Un altro nodo tematico che mi sembra percorrere e legare tutta la narrazione è, se vogliamo definirla così, una domanda implicita. Che cos’è davvero una famiglia, e di che cosa hanno bisogno, nel profondo, dei bambini per essere al sicuro e stare bene? I Tillerman vengono da una famiglia che verrebbe probabilmente definita disfunzionale. Sono ciò che rimane di una famiglia spezzata, sono stati abbandonati più volte e costretti ad attivare doti di resilienza che non augureremmo di attivare, credo, a nessun bambino o bambina che ci stia a cuore.

Eppure hanno in sé una fiamma interiore, una capacità di scambiarsi amore e aiuto, un istinto nel riconoscere le cose belle e nel cercare la felicità, che probabilmente deriva loro dall’essere stati molto amati per un po’, anche se in un nucleo non convenzionale e problematico. I quattro Tillerman conservano la capacità di proiettarsi in un futuro migliore, di sostenersi a vicenda in un mondo ostile e l’istinto ostinato di scrivere da sé la propria storia.
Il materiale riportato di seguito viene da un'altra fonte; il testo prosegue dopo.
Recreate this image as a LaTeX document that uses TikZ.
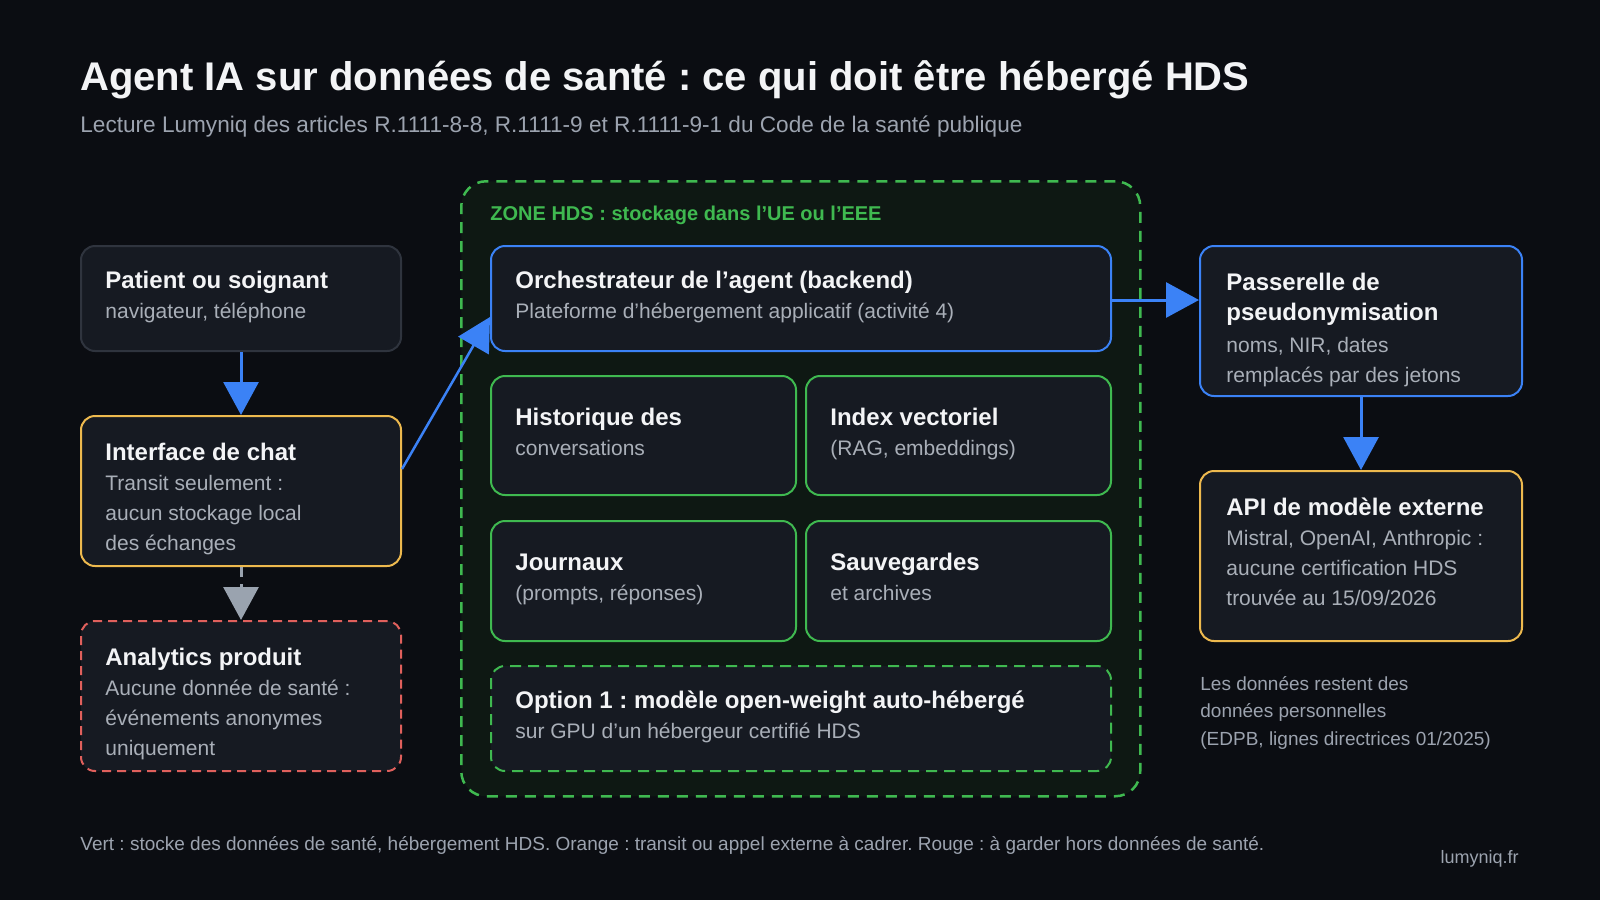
\documentclass[tikz,border=0pt]{standalone}
\usepackage{fontspec}
\setmainfont{Liberation Sans}
\usetikzlibrary{arrows.meta,calc}
\frenchspacing

\definecolor{bg}{HTML}{0B0D12}
\definecolor{boxfill}{HTML}{161A22}
\definecolor{zonefill}{HTML}{0E1813}
\definecolor{blueln}{HTML}{3B82F6}
\definecolor{yellowln}{HTML}{EDB94E}
\definecolor{redln}{HTML}{E0605C}
\definecolor{greenln}{HTML}{3FB950}
\definecolor{grayln}{HTML}{9AA3AF}
\definecolor{graybd}{HTML}{2F343E}
\definecolor{titlecol}{HTML}{F3F4F6}
\definecolor{subcol}{HTML}{A9AFB8}
\definecolor{mutedcol}{HTML}{9CA3AF}

\newcommand{\setfs}[1]{\fontsize{#1pt}{#1pt}\selectfont}

\tikzset{
  x=0.5pt, y=-0.5pt,
  card/.style={draw, line width=1pt, rounded corners=7pt, fill=boxfill,
    anchor=north west, inner sep=0pt},
  ttl/.style={font=\bfseries\setfs{12}, text=titlecol, anchor=base west, inner sep=0pt},
  sub/.style={font=\setfs{10.5}, text=subcol, anchor=base west, inner sep=0pt},
  arr/.style={line width=1.5pt, -{Triangle[length=16.5pt,width=17.5pt]}},
}

\begin{document}
\begin{tikzpicture}
\useasboundingbox (0,0) rectangle (1600,900);
\fill[bg] (0,0) rectangle (1600,900);

% title
\node[font=\bfseries\setfs{20}, text=titlecol, anchor=base west, inner sep=0pt] (title) at (80,90)
  {Agent IA sur données de santé : ce qui doit être hébergé HDS};
\node[font=\setfs{11.3}, text=mutedcol, anchor=base west, inner sep=0pt] (subtitle) at (80,132)
  {Lecture Lumyniq des articles R.1111-8-8, R.1111-9 et R.1111-9-1 du Code de la santé publique};

% zone HDS
\node[draw=greenln, fill=zonefill, line width=1.25pt, dash pattern=on 5.5pt off 4pt,
  rounded corners=12.5pt, anchor=north west, inner sep=0pt,
  minimum width=339.5pt, minimum height=307.5pt] (zone) at (460,180) {};
\node[font=\bfseries\setfs{10}, text=greenln, anchor=base west, inner sep=0pt] (zonelbl) at (490,220)
  {ZONE HDS : stockage dans l’UE ou l’EEE};

% left column
\node[card, draw=graybd, minimum width=160pt, minimum height=52.5pt] (pat) at (80,245) {};
\node[ttl] (pat-t) at ($(pat.north west)+(25,43)$) {Patient ou soignant};
\node[sub] (pat-s) at ($(pat.north west)+(25,73)$) {navigateur, téléphone};

\node[card, draw=yellowln, minimum width=160pt, minimum height=75pt] (chat) at (80,415) {};
\node[ttl] (chat-t) at ($(chat.north west)+(25,45)$) {Interface de chat};
\node[sub] (chat-s1) at ($(chat.north west)+(25,75)$) {Transit seulement :};
\node[sub] (chat-s2) at ($(chat.north west)+(25,105)$) {aucun stockage local};
\node[sub] (chat-s3) at ($(chat.north west)+(25,135)$) {des échanges};

\node[card, draw=redln, dash pattern=on 4.5pt off 3pt, minimum width=160pt, minimum height=75pt] (ana) at (80,620) {};
\node[ttl] (ana-t) at ($(ana.north west)+(25,45)$) {Analytics produit};
\node[sub] (ana-s1) at ($(ana.north west)+(25,75)$) {Aucune donnée de santé :};
\node[sub] (ana-s2) at ($(ana.north west)+(25,105)$) {événements anonymes};
\node[sub] (ana-s3) at ($(ana.north west)+(25,135)$) {uniquement};

% zone contents
\node[card, draw=blueln, minimum width=310pt, minimum height=52.5pt] (orch) at (490,245) {};
\node[ttl] (orch-t) at ($(orch.north west)+(25,43)$) {Orchestrateur de l’agent (backend)};
\node[sub] (orch-s) at ($(orch.north west)+(25,73)$) {Plateforme d’hébergement applicatif (activité 4)};

\node[card, draw=greenln, minimum width=152.5pt, minimum height=59.5pt] (hist) at (490,375) {};
\node[ttl] (hist-t) at ($(hist.north west)+(25,50)$) {Historique des};
\node[sub] (hist-s) at ($(hist.north west)+(25,80)$) {conversations};

\node[card, draw=greenln, minimum width=152.5pt, minimum height=59.5pt] (idx) at (805,375) {};
\node[ttl] (idx-t) at ($(idx.north west)+(25,50)$) {Index vectoriel};
\node[sub] (idx-s) at ($(idx.north west)+(25,80)$) {(RAG, embeddings)};

\node[card, draw=greenln, minimum width=152.5pt, minimum height=60pt] (jour) at (490,520) {};
\node[ttl] (jour-t) at ($(jour.north west)+(25,50)$) {Journaux};
\node[sub] (jour-s) at ($(jour.north west)+(25,80)$) {(prompts, réponses)};

\node[card, draw=greenln, minimum width=152.5pt, minimum height=60pt] (sauv) at (805,520) {};
\node[ttl] (sauv-t) at ($(sauv.north west)+(25,50)$) {Sauvegardes};
\node[sub] (sauv-s) at ($(sauv.north west)+(25,80)$) {et archives};

\node[card, draw=greenln, dash pattern=on 5.5pt off 3.5pt, minimum width=310pt, minimum height=52.5pt] (opt) at (490,665) {};
\node[ttl] (opt-t) at ($(opt.north west)+(25,43)$) {Option 1 : modèle open-weight auto-hébergé};
\node[sub] (opt-s) at ($(opt.north west)+(25,73)$) {sur GPU d’un hébergeur certifié HDS};

% right column
\node[card, draw=blueln, minimum width=161pt, minimum height=75pt] (pass) at (1199,245) {};
\node[ttl] (pass-t1) at ($(pass.north west)+(27,45)$) {Passerelle de};
\node[ttl] (pass-t2) at ($(pass.north west)+(27,75)$) {pseudonymisation};
\node[sub] (pass-s1) at ($(pass.north west)+(27,107)$) {noms, NIR, dates};
\node[sub] (pass-s2) at ($(pass.north west)+(27,137)$) {remplacés par des jetons};

\node[card, draw=yellowln, minimum width=161pt, minimum height=85pt] (api) at (1199,470) {};
\node[ttl] (api-t) at ($(api.north west)+(27,45)$) {API de modèle externe};
\node[sub] (api-s1) at ($(api.north west)+(27,75)$) {Mistral, OpenAI, Anthropic :};
\node[sub] (api-s2) at ($(api.north west)+(27,105)$) {aucune certification HDS};
\node[sub] (api-s3) at ($(api.north west)+(27,135)$) {trouvée au 15/09/2026};

\node[font=\setfs{9.5}, text=mutedcol, anchor=base west, inner sep=0pt] (note1) at (1200,690) {Les données restent des};
\node[font=\setfs{9.5}, text=mutedcol, anchor=base west, inner sep=0pt] (note2) at (1200,717) {données personnelles};
\node[font=\setfs{9.5}, text=mutedcol, anchor=base west, inner sep=0pt] (note3) at (1200,745) {(EDPB, lignes directrices 01/2025)};

% connectors
\draw[arr, blueln] (pat.south) -- (chat.north);
\draw[arr, grayln, dash pattern=on 5pt off 3.5pt] (chat.south) -- (ana.north);
\draw[arr, blueln, line width=1.25pt] ($(chat.north east)+(0,54)$) -- ($(orch.north west)+(0,72)$);
\draw[arr, blueln] ($(orch.north east)+(0,55)$) -- ($(pass.north west)+(0,55)$);
\draw[arr, blueln] (pass.south) -- (api.north);

% footer
\node[font=\setfs{9.5}, text=mutedcol, anchor=base west, inner sep=0pt] (footer) at (80,850)
  {Vert : stocke des données de santé, hébergement HDS. Orange : transit ou appel externe à cadrer. Rouge : à garder hors données de santé.};
\node[font=\setfs{9}, text=mutedcol, anchor=base east, inner sep=0pt] (brand) at (1519,863) {lumyniq.fr};
\end{tikzpicture}
\end{document}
E allora, come tanti bambini della letteratura classica, sopravvivono e si salvano da soli. O quasi. In cerca della possibilità di rielaborare il loro dolore – e la catena di dolore delle generazioni che li hanno preceduti – e di trasformare tutto questo in qualcos’altro.

I Tillerman hanno tutte le carte per entrare nel vostro cuore di lettori e lettrici. Datemi retta, non fateveli scappare.

Voigt, C. (2024). I Tillerman. Il Barbagianni Editore.